* start *

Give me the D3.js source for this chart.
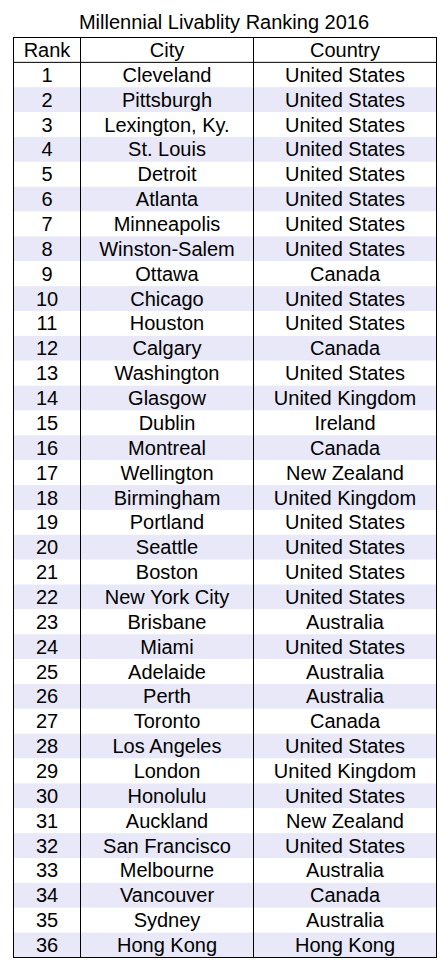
<!DOCTYPE html>
<html><head><meta charset="utf-8">
<script src="https://cdn.jsdelivr.net/npm/d3@7"></script>
<style>body{margin:0;background:#fff}</style></head>
<body><svg id="chart" width="448" height="966"></svg>
<script>
const columns = ["Rank", "City", "Country"];
const ranks = d3.range(1, 37);
const cities = ["Cleveland","Pittsburgh","Lexington, Ky.","St. Louis","Detroit","Atlanta","Minneapolis","Winston-Salem","Ottawa","Chicago","Houston","Calgary","Washington","Glasgow","Dublin","Montreal","Wellington","Birmingham","Portland","Seattle","Boston","New York City","Brisbane","Miami","Adelaide","Perth","Toronto","Los Angeles","London","Honolulu","Auckland","San Francisco","Melbourne","Vancouver","Sydney","Hong Kong"];
const countries = ["United States","United States","United States","United States","United States","United States","United States","United States","Canada","United States","United States","Canada","United States","United Kingdom","Ireland","Canada","New Zealand","United Kingdom","United States","United States","United States","United States","Australia","United States","Australia","Australia","Canada","United States","United Kingdom","United States","New Zealand","United States","Australia","Canada","Australia","Hong Kong"];

const rows = ranks.map((r, i) => [String(r), cities[i], countries[i]]);
const svg = d3.select("#chart");
const font = "'Liberation Sans', Arial, sans-serif";

const colEdges = [13.5, 80.5, 253.5, 436.5];
const y = d3.scaleLinear().domain([0, rows.length + 1]).range([37.5, 957.5]);
const rh = y(1) - y(0);

svg.append("text").attr("x", 224).attr("y", 29).attr("text-anchor", "middle")
  .attr("font-family", font).attr("font-size", 20).text("Millennial Livablity Ranking 2016");

// shaded rows
svg.selectAll("rect.band").data(rows).enter().append("rect")
  .attr("x", colEdges[0]).attr("width", colEdges[3] - colEdges[0])
  .attr("y", (d, i) => y(i + 1)).attr("height", rh)
  .attr("fill", (d, i) => i % 2 === 1 ? "#e8e8f8" : "#fff");

// header line
svg.append("line").attr("x1", colEdges[0]).attr("x2", colEdges[3])
  .attr("y1", y(1)).attr("y2", y(1)).attr("stroke", "#000");
// column lines
svg.selectAll("line.col").data(colEdges.slice(1, 3)).enter().append("line")
  .attr("x1", d => d).attr("x2", d => d).attr("y1", y(0)).attr("y2", y(rows.length + 1))
  .attr("stroke", "#000");
svg.append("rect").attr("x", colEdges[0]).attr("y", y(0))
  .attr("width", colEdges[3] - colEdges[0]).attr("height", y(rows.length + 1) - y(0))
  .attr("fill", "none").attr("stroke", "#000");

const all = [columns].concat(rows);
all.forEach((row, i) => {
  row.forEach((t, j) => {
    svg.append("text")
      .attr("x", (colEdges[j] + colEdges[j + 1]) / 2)
      .attr("y", y(i) + rh / 2 + 7)
      .attr("text-anchor", "middle").attr("font-family", font).attr("font-size", 20)
      .attr("fill", "#000").text(t);
  });
});
</script></body></html>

* end *

* _Exercise objective_
Lines containing the word "chart" must all be returned from the material above.

* _Solution for this problem_
Give me the D3.js source for this chart.
<body><svg id="chart" width="448" height="966"></svg>
const svg = d3.select("#chart");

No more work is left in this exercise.